Show Must Go On for Broadway Theaters’ Covid Loss Claim, Federal Judge Rules

A New York federal judge has refused to lower the curtain on a COVID-19 business loss claim by the owner of five Broadway theaters because the entertainment insurance policy language is ambiguous as to whether the theater suffered one loss or multiple losses.

Jujamcyn Theaters brought suit against Federal Insurance Co. and Pacific Indemnity Co., members of the Chubb group, that issued separate policies to Jujamcyn, after both insurers denied its COVID-19 business loss claims.

Jujamcyn is one of the largest Broadway theater owners in New York. It owns five prominent theaters: the St. James Theatre; the Al Hirschfeld Theatre; the Walter Kerr Theatre; the Eugene O’Neill Theatre; and the August Wilson Theatre. Each of its theaters was all closed for periods and lost business during the pandemic.

The court dismissed all claims against Federal, which issued the owner an “all-risk” property policy, because Jujamcyn failed to show its losses resulted from “direct physical loss or damage” and are “the direct result of direct physical loss or damage to property.”

However, the plot is playing out differently for claims under the Pacific policy, a “performance disruption” policy that insures “business income loss” due to the necessary cancellation, interruption or postponement of performances, including the inability to open a new production as scheduled and any “extra expense” due to the actual or potential cancellation, interruption, postponement or other impairment of one or more of performances.

The policy says the loss is covered provided it is “caused by or results from a covered occurrence,” which is defined as “any unexpected circumstances beyond the insured’s control,” except for some exclusions. The amount payable under the Pacific policy is capped by the limit of insurance for performance disruption, which is the amount Pacific will pay in any one occurrence. The limit of liability for each loss is capped at $250,000.

Pacific made a single claim payment of $250,000 to Jujamcyn based on its interpretation of “limit of liability” due under the policy. Pacific argued that Jujamcyn’s loss stemmed from one occurrence.

Jujamcyn balked, maintaining that the closure of its five theaters each represented a “loss” for which Jujamcyn was owed five payments of $250,000.

Judge Andrew Carter Jr. of the southern district of New York determined that the policy language was ambiguous.
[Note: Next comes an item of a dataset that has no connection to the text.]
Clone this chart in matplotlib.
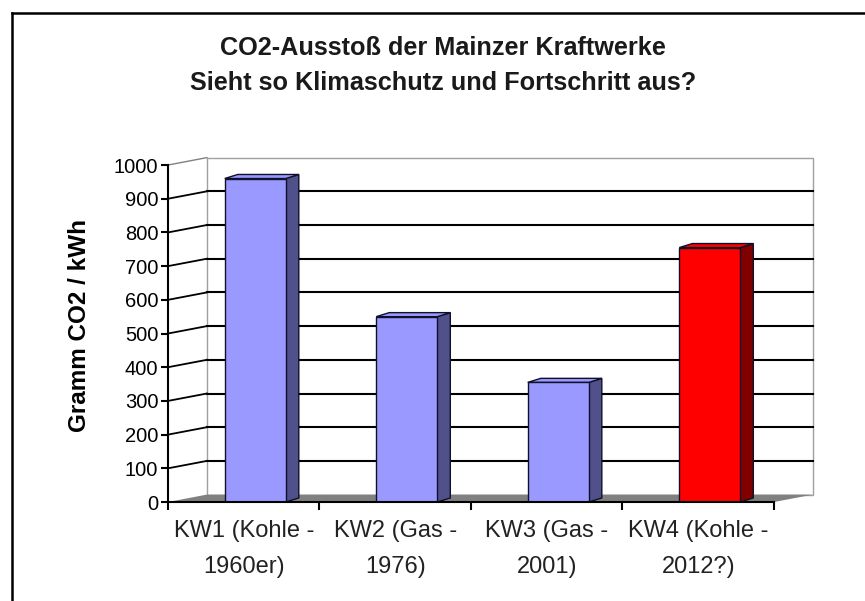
import matplotlib.pyplot as plt
from matplotlib.patches import Polygon
from matplotlib.lines import Line2D

# data (front axis scale)
categories = ["KW1 (Kohle -\n1960er)", "KW2 (Gas -\n1976)", "KW3 (Gas -\n2001)", "KW4 (Kohle -\n2012?)"]
values = [960, 550, 355, 755]
front_colors = ["#9999ff", "#9999ff", "#9999ff", "#ff0000"]
side_colors = ["#50508a", "#50508a", "#50508a", "#800000"]
yticks = [0, 100, 200, 300, 400, 500, 600, 700, 800, 900, 1000]

plain = ["Liberation Sans", "DejaVu Sans"]

fig = plt.figure(figsize=(8.65, 6.01), dpi=100)
ax = fig.add_axes([0.1942, 0.1647, 0.7006, 0.5607])
ax.set_xlim(-0.5, 3.5)
ax.set_ylim(0, 1000)
ax.set_facecolor("none")

# fake 3d depth: back wall offset (in data units) and bar depth
wx, wy = 0.257, 22
bw, boff, sdx, sdy = 0.403, 0.076, 0.086, 12

# side wall, back wall and floor
ax.add_patch(Polygon([(-0.5, 0), (-0.5 + wx, wy), (-0.5 + wx, 1000 + wy), (-0.5, 1000)],
                     closed=True, fc="white", ec="none", clip_on=False, zorder=0))
ax.add_patch(Polygon([(-0.5 + wx, wy), (3.5 + wx, wy), (3.5 + wx, 1000 + wy), (-0.5 + wx, 1000 + wy)],
                     closed=True, fc="white", ec="#a0a0a0", lw=1, clip_on=False, zorder=0))
ax.add_patch(Polygon([(-0.5, 0), (3.5, 0), (3.5 + wx, wy), (-0.5 + wx, wy)],
                     closed=True, fc="#808080", ec="none", clip_on=False, zorder=1))

# gridlines on the back wall, slanted lines on the side wall
for v in yticks[1:-1]:
    ax.plot([-0.5 + wx, 3.5 + wx], [v + wy, v + wy], color="black", lw=1.5, clip_on=False, zorder=1)
    ax.plot([-0.5, -0.5 + wx], [v, v + wy], color="black", lw=1.3, clip_on=False, zorder=1)
ax.plot([-0.5, -0.5 + wx], [1000, 1000 + wy], color="#808080", lw=1, clip_on=False, zorder=1)

# the columns
for i, v in enumerate(values):
    x0 = i + boff - bw / 2
    x1 = x0 + bw
    ax.add_patch(Polygon([(x1, 0), (x1 + sdx, sdy), (x1 + sdx, v + sdy), (x1, v)],
                         closed=True, fc=side_colors[i], ec="#10102a", lw=1, clip_on=False, zorder=3))
    ax.add_patch(Polygon([(x0, v), (x1, v), (x1 + sdx, v + sdy), (x0 + sdx, v + sdy)],
                         closed=True, fc=front_colors[i], ec="#10102a", lw=1, clip_on=False, zorder=3))
    ax.bar(i + boff, v, width=bw, color=front_colors[i], edgecolor="#10102a", lw=1, zorder=4)

for s in ["top", "right"]:
    ax.spines[s].set_visible(False)
ax.spines["left"].set_linewidth(1.5)
ax.spines["bottom"].set_linewidth(1.5)
ax.spines["left"].set_zorder(5)
ax.spines["bottom"].set_zorder(5)

ax.set_yticks(yticks)
ax.set_yticklabels([str(t) for t in yticks], family=plain, fontsize=14.5)
ax.tick_params(axis="y", direction="out", length=5, width=1.5, pad=2)

ax.set_xticks([-0.5, 0.5, 1.5, 2.5, 3.5])
ax.set_xticklabels([])
ax.tick_params(axis="x", which="major", direction="out", length=6, width=1.5)
ax.set_xticks([0, 1, 2, 3], minor=True)
ax.set_xticklabels(categories, minor=True, family=plain, fontsize=17, linespacing=1.8,
                   color="#222222")
ax.tick_params(axis="x", which="minor", length=0, pad=13)

fig.text(0.512, 0.891, "CO2-Ausstoß der Mainzer Kraftwerke\nSieht so Klimaschutz und Fortschritt aus?",
         ha="center", va="center", family=plain, fontweight="bold", fontsize=18.2, linespacing=1.6,
         color="#1a1a1a")
fig.text(80 / 865, 1 - 325 / 601, "Gramm CO2 / kWh", rotation=90, ha="center", va="center",
         family=plain, fontweight="bold", fontsize=17.5)

# frame edge of the screenshot (top and left)
fig.add_artist(Line2D([12 / 865, 1], [1 - 13 / 601, 1 - 13 / 601], color="black", lw=1.8))
fig.add_artist(Line2D([12 / 865, 12 / 865], [0, 1 - 13 / 601], color="black", lw=1.8))

fig.savefig("out.png", dpi=100)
He denied Pacific’s motion for judgment on the pleadings, rejecting the argument that the Covid-19 pandemic is only a single occurrence for insurance coverage purposes.

“The court correctly held that ‘loss’ and ‘occurrence’ are ambiguous in the Pacific policy and correctly rejected Chubb’s attempt to avoid its liability,” said Jeffrey Schulman, managing partner of Pasich LLP, who represented Jujamcyn. “Simply stating that the pandemic constituted one occurrence does not make it so.”

Pacific argued that the definition of “loss” is coterminous with “occurrence” and thus because Covid-19 constitutes a single “occurrence” under the policy, Jujamcyn only suffered one “loss.” Pacific also argued that the only insured listed on the policy is Jujamcyn and that the policy does not specify that the policy covered each Jujamcyn’s five theaters individually.

But the court determined that the essential term at issue — “loss” — is undefined. The judge said one reasonable interpretation of “loss” is that Jujamcyn suffered five losses when each of its five theaters suffered performance disruptions as a result of the Covid-19 orders and were each forced to close. He indicated that this is consistent with the stated “limit of liability” which specifies that $250,000 may be paid out for “each loss” caused by a “covered occurrence.

However, the judge continued, another reasonable interpretation of “loss” is that Jujamcyn— the sole entity insured under the contract—suffered a singular loss as a result of the closures of its theaters, caused by the single “occurrence” of the COVID-19 pandemic.

“Neither interpretation is clearly compelled by the plain language of the contract,” Judge Carter concluded.